→ **TASK INSTRUCTIONS**:
Only the lines from the start of the data below through the line that contains "123.0, 127.0, 122.0]" are to be copied, exactly and without pictures.

━━━

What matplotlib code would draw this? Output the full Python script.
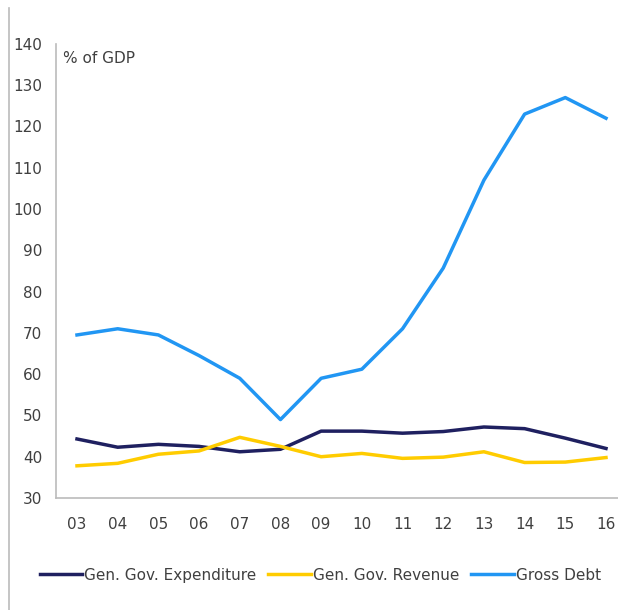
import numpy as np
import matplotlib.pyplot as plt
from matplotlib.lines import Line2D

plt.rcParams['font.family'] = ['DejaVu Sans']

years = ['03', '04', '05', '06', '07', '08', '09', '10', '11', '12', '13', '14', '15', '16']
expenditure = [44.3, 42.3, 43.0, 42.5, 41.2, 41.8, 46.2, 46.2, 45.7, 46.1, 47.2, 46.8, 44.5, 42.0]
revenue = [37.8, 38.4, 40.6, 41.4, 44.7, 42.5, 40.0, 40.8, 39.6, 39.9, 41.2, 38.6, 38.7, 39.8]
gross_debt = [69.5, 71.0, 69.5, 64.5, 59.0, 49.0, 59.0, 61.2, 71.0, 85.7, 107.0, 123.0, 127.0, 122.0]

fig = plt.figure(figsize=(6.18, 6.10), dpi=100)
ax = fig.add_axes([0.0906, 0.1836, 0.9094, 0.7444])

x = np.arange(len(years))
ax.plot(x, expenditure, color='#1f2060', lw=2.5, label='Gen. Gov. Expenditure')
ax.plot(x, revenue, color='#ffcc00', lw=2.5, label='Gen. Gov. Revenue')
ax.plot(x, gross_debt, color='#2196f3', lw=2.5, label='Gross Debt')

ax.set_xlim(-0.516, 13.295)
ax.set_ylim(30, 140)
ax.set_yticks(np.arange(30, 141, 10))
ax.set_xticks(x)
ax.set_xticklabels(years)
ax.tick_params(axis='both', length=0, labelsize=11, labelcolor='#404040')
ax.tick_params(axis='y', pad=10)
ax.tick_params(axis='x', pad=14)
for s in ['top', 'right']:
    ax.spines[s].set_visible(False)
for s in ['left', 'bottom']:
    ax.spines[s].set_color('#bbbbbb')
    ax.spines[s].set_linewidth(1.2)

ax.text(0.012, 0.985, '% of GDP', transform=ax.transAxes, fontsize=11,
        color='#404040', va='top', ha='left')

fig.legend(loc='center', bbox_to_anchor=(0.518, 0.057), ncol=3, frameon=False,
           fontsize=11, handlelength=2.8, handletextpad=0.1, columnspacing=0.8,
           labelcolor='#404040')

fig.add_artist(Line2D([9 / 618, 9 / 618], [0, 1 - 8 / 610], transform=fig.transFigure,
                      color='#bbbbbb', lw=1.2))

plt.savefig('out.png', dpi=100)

━━━

→ **ANSWER TO THIS TASK**:
What matplotlib code would draw this? Output the full Python script.
import numpy as np
import matplotlib.pyplot as plt
from matplotlib.lines import Line2D

plt.rcParams['font.family'] = ['DejaVu Sans']

years = ['03', '04', '05', '06', '07', '08', '09', '10', '11', '12', '13', '14', '15', '16']
expenditure = [44.3, 42.3, 43.0, 42.5, 41.2, 41.8, 46.2, 46.2, 45.7, 46.1, 47.2, 46.8, 44.5, 42.0]
revenue = [37.8, 38.4, 40.6, 41.4, 44.7, 42.5, 40.0, 40.8, 39.6, 39.9, 41.2, 38.6, 38.7, 39.8]
gross_debt = [69.5, 71.0, 69.5, 64.5, 59.0, 49.0, 59.0, 61.2, 71.0, 85.7, 107.0, 123.0, 127.0, 122.0]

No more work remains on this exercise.